Copy each line where the word "this" occurs.
**********
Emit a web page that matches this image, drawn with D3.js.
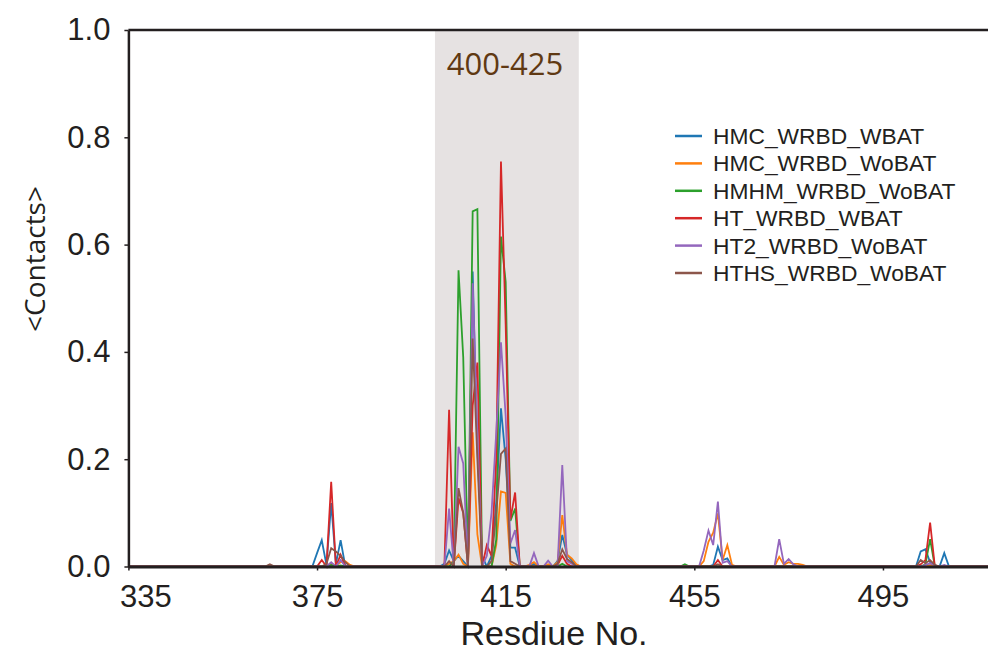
<!DOCTYPE html>
<html>
<head>
<meta charset="utf-8">
<script src="https://cdn.jsdelivr.net/npm/d3@7"></script>
<style>
    body { margin: 0; background: #fff; }
    svg { display: block; }
    .axis text { font-family: "Liberation Sans", Arial, sans-serif; fill: #231f20; }
    .axis line, .axis path { stroke: #231f20; }
</style>
</head>
<body>
<svg id="chart"></svg>
<script>
// residue numbers sampled (gaps are all-zero stretches)
const residues = [
    335,
    364, 365, 366,
    373, 374, 375, 376, 377, 378, 379, 380, 381, 382, 383,
    399, 400, 401, 402, 403, 404, 405, 406, 407, 408, 409, 410, 411, 412, 413, 414,
    415, 416, 417, 418, 419, 420, 421, 422, 423, 424, 425, 426, 427, 428, 429, 430, 431,
    451, 452, 453, 454, 455, 456, 457, 458, 459, 460, 461, 462, 463, 464, 465,
    470, 471, 472, 473, 474, 475, 476, 477, 478, 479,
    500, 501, 502, 503, 504, 505, 506, 507, 508, 509, 510,
    520
];

const hmcWbat = [
    0,
    0, 0, 0,
    0, 0, 0.025, 0.049, 0.003, 0.118, 0.005, 0.049, 0, 0, 0,
    0, 0, 0, 0.005, 0.03, 0.01, 0.02, 0.01, 0, 0.55, 0.22, 0.02, 0, 0.02, 0.12, 0.295,
    0.2, 0.035, 0.035, 0, 0, 0, 0.005, 0, 0, 0, 0, 0.01, 0.059, 0.022, 0.012, 0, 0,
    0, 0, 0, 0, 0, 0, 0, 0, 0.003, 0.037, 0.012, 0.015, 0, 0, 0,
    0, 0, 0, 0, 0, 0, 0, 0, 0, 0,
    0, 0, 0, 0.028, 0.032, 0.008, 0, 0, 0.025, 0, 0,
    0
];

const hmcWobat = [
    0,
    0, 0, 0,
    0, 0, 0, 0, 0, 0.004, 0.002, 0.008, 0.01, 0.003, 0,
    0, 0, 0, 0, 0.005, 0.01, 0.022, 0.005, 0, 0.25, 0.06, 0, 0, 0, 0.04, 0.14,
    0.137, 0.005, 0, 0, 0, 0.003, 0.008, 0, 0, 0.004, 0, 0.008, 0.096, 0.022, 0.015, 0.004, 0,
    0, 0, 0, 0, 0, 0, 0.01, 0.046, 0.063, 0.099, 0.012, 0.04, 0.003, 0, 0,
    0, 0, 0, 0.018, 0.003, 0.008, 0.005, 0.005, 0.003, 0,
    0, 0, 0, 0, 0, 0.003, 0, 0, 0, 0, 0,
    0
];

const hmhmWobat = [
    0,
    0, 0, 0,
    0, 0, 0, 0, 0, 0.003, 0, 0.002, 0, 0, 0,
    0, 0, 0, 0, 0, 0.01, 0.552, 0.39, 0, 0.662, 0.666, 0, 0, 0, 0.05, 0.615,
    0.53, 0.085, 0.108, 0, 0, 0, 0, 0, 0, 0, 0, 0, 0.005, 0, 0, 0, 0,
    0, 0, 0.004, 0, 0, 0, 0, 0, 0, 0, 0, 0, 0, 0, 0,
    0, 0, 0, 0, 0, 0, 0, 0, 0, 0,
    0, 0, 0, 0, 0.004, 0.051, 0, 0, 0, 0, 0,
    0
];

const htWbat = [
    0,
    0, 0, 0,
    0, 0, 0, 0.012, 0, 0.158, 0, 0.022, 0, 0, 0,
    0, 0, 0, 0, 0.292, 0, 0.127, 0.1, 0, 0.3, 0.38, 0, 0.04, 0.02, 0.2, 0.755,
    0.45, 0.088, 0.138, 0, 0, 0, 0, 0, 0, 0, 0, 0.003, 0.02, 0.005, 0, 0, 0,
    0, 0, 0, 0, 0, 0, 0, 0, 0, 0.012, 0, 0, 0, 0, 0,
    0, 0, 0, 0, 0, 0, 0, 0, 0, 0,
    0, 0, 0, 0.004, 0.012, 0.082, 0, 0, 0, 0, 0,
    0
];

const ht2Wobat = [
    0,
    0, 0, 0,
    0, 0, 0, 0, 0, 0.008, 0, 0.012, 0, 0, 0,
    0, 0, 0, 0, 0.108, 0, 0.223, 0.192, 0, 0.528, 0.25, 0, 0.02, 0.1, 0.25, 0.418,
    0.28, 0.043, 0.068, 0, 0, 0, 0.025, 0, 0, 0.011, 0, 0, 0.189, 0.01, 0.005, 0, 0,
    0, 0, 0, 0, 0, 0, 0.03, 0.067, 0.04, 0.121, 0.007, 0.01, 0, 0, 0,
    0, 0, 0, 0.051, 0.005, 0.014, 0.004, 0, 0, 0,
    0, 0, 0, 0, 0.003, 0.006, 0.002, 0, 0.003, 0, 0,
    0
];

const hthsWobat = [
    0,
    0, 0.004, 0,
    0, 0, 0, 0, 0.005, 0.034, 0.028, 0.02, 0.008, 0, 0,
    0, 0, 0, 0, 0.01, 0, 0.146, 0.1, 0, 0.425, 0.2, 0, 0, 0.01, 0.1, 0.21,
    0.22, 0.01, 0.005, 0, 0, 0, 0, 0, 0, 0, 0, 0.005, 0.032, 0.014, 0.008, 0, 0,
    0, 0, 0, 0, 0, 0, 0, 0, 0, 0.004, 0, 0, 0, 0, 0,
    0, 0, 0, 0, 0, 0, 0, 0, 0, 0,
    0, 0, 0, 0.012, 0.006, 0.012, 0.003, 0, 0, 0, 0,
    0
];

const seriesNames = ['HMC_WRBD_WBAT', 'HMC_WRBD_WoBAT', 'HMHM_WRBD_WoBAT', 'HT_WRBD_WBAT', 'HT2_WRBD_WoBAT', 'HTHS_WRBD_WoBAT'];
const seriesValues = [hmcWbat, hmcWobat, hmhmWobat, htWbat, ht2Wobat, hthsWobat];
const seriesColors = ['#1f77b4', '#ff7f0e', '#2ca02c', '#d62728', '#9467bd', '#8c564b'];

const xTicks = [335, 375, 415, 455, 495];
const yTicks = [0, 0.2, 0.4, 0.6, 0.8, 1.0];
const bandRange = [400, 430.5];
const bandLabel = '400-425';

class ContactPlot {
    constructor(_config) {
        this.config = {
            parentElement: _config.parentElement,
            containerWidth: _config.containerWidth || 988,
            containerHeight: _config.containerHeight || 652,
            margin: { top: 30, left: 128.4, bottom: 85.5 },
            pxPerResidue: 4.716
        }
        this.initVis();
    }

    initVis() {
        let vis = this;

        vis.height = vis.config.containerHeight - vis.config.margin.top - vis.config.margin.bottom;
        vis.width = (520 - 335) * vis.config.pxPerResidue;

        vis.xScale = d3.scaleLinear()
            .domain([335, 520])
            .range([0, vis.width]);

        vis.yScale = d3.scaleLinear()
            .domain([0, 1])
            .range([vis.height, 0]);

        vis.svg = d3.select(vis.config.parentElement)
            .attr('width', vis.config.containerWidth)
            .attr('height', vis.config.containerHeight);

        vis.chart = vis.svg.append('g')
            .attr('transform', `translate(${vis.config.margin.left},${vis.config.margin.top})`);

        vis.renderVis();
    }

    renderVis() {
        let vis = this;

        // highlighted region
        vis.chart.append('rect')
            .attr('x', vis.xScale(bandRange[0]))
            .attr('width', vis.xScale(bandRange[1]) - vis.xScale(bandRange[0]))
            .attr('y', 0)
            .attr('height', vis.height)
            .attr('fill', '#e6e2e2');

        vis.chart.append('text')
            .attr('x', vis.xScale(bandRange[0]) + 70)
            .attr('y', 45)
            .attr('text-anchor', 'middle')
            .style('font-family', '"Open Sans", sans-serif')
            .style('font-size', '31px')
            .attr('fill', '#603913')
            .text(bandLabel);

        const line = d3.line()
            .x((d, i) => vis.xScale(residues[i]))
            .y(d => vis.yScale(d));

        vis.chart.selectAll('.series')
            .data(seriesValues)
            .join('path')
            .attr('class', 'series')
            .attr('d', d => line(d))
            .attr('fill', 'none')
            .attr('stroke', (d, i) => seriesColors[i])
            .attr('stroke-width', 1.8)
            .attr('stroke-linejoin', 'miter');

        // axes
        const xAxis = d3.axisBottom(vis.xScale)
            .tickValues(xTicks)
            .tickSize(4)
            .tickSizeOuter(0)
            .tickPadding(14);

        const yAxis = d3.axisLeft(vis.yScale)
            .tickValues(yTicks)
            .tickSize(4)
            .tickSizeOuter(0)
            .tickPadding(14)
            .tickFormat(d3.format('.1f'));

        const xAxisG = vis.chart.append('g')
            .attr('class', 'axis x-axis')
            .attr('transform', `translate(0,${vis.height})`)
            .call(xAxis);
        xAxisG.select('.domain').attr('stroke-width', 3);
        xAxisG.selectAll('.tick line').attr('stroke-width', 1.5);
        xAxisG.selectAll('text')
            .style('font-size', '31px')
            .attr('dx', d => d === 335 ? 17 : 0);

        const yAxisG = vis.chart.append('g')
            .attr('class', 'axis y-axis')
            .call(yAxis);
        yAxisG.select('.domain').attr('stroke-width', 2.5);
        yAxisG.selectAll('.tick line').attr('stroke-width', 1.5);
        yAxisG.selectAll('text')
            .style('font-size', '31px');

        // top frame line
        vis.chart.append('line')
            .attr('x1', 0)
            .attr('x2', vis.width)
            .attr('y1', 0)
            .attr('y2', 0)
            .attr('stroke', '#231f20')
            .attr('stroke-width', 2.5);

        vis.svg.append('text')
            .attr('x', 554)
            .attr('y', 645)
            .attr('text-anchor', 'middle')
            .style('font-family', '"Liberation Sans", Arial, sans-serif')
            .style('font-size', '34px')
            .attr('fill', '#231f20')
            .text('Resdiue No.');

        vis.svg.append('text')
            .attr('transform', 'translate(45, 259) rotate(-90)')
            .attr('text-anchor', 'middle')
            .style('font-family', '"Open Sans", sans-serif')
            .style('font-size', '28px')
            .attr('fill', '#231f20')
            .text('<Contacts>');

        // legend
        const legend = vis.svg.append('g')
            .attr('transform', 'translate(675, 136)');

        const entry = legend.selectAll('.entry')
            .data(seriesNames)
            .join('g')
            .attr('class', 'entry')
            .attr('transform', (d, i) => `translate(0, ${i * 27.4})`);

        entry.append('line')
            .attr('x1', 0)
            .attr('x2', 27)
            .attr('stroke', (d, i) => seriesColors[i])
            .attr('stroke-width', 2.5);

        entry.append('text')
            .attr('x', 38)
            .attr('y', 8)
            .style('font-family', '"Liberation Sans", Arial, sans-serif')
            .style('font-size', '22.8px')
            .attr('fill', '#231f20')
            .text(d => d);
    }
}

new ContactPlot({ parentElement: '#chart' });
</script>
</body>
</html>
**********
**Response below**
Emit a web page that matches this image, drawn with D3.js.
        this.config = {
        this.initVis();
        let vis = this;
        let vis = this;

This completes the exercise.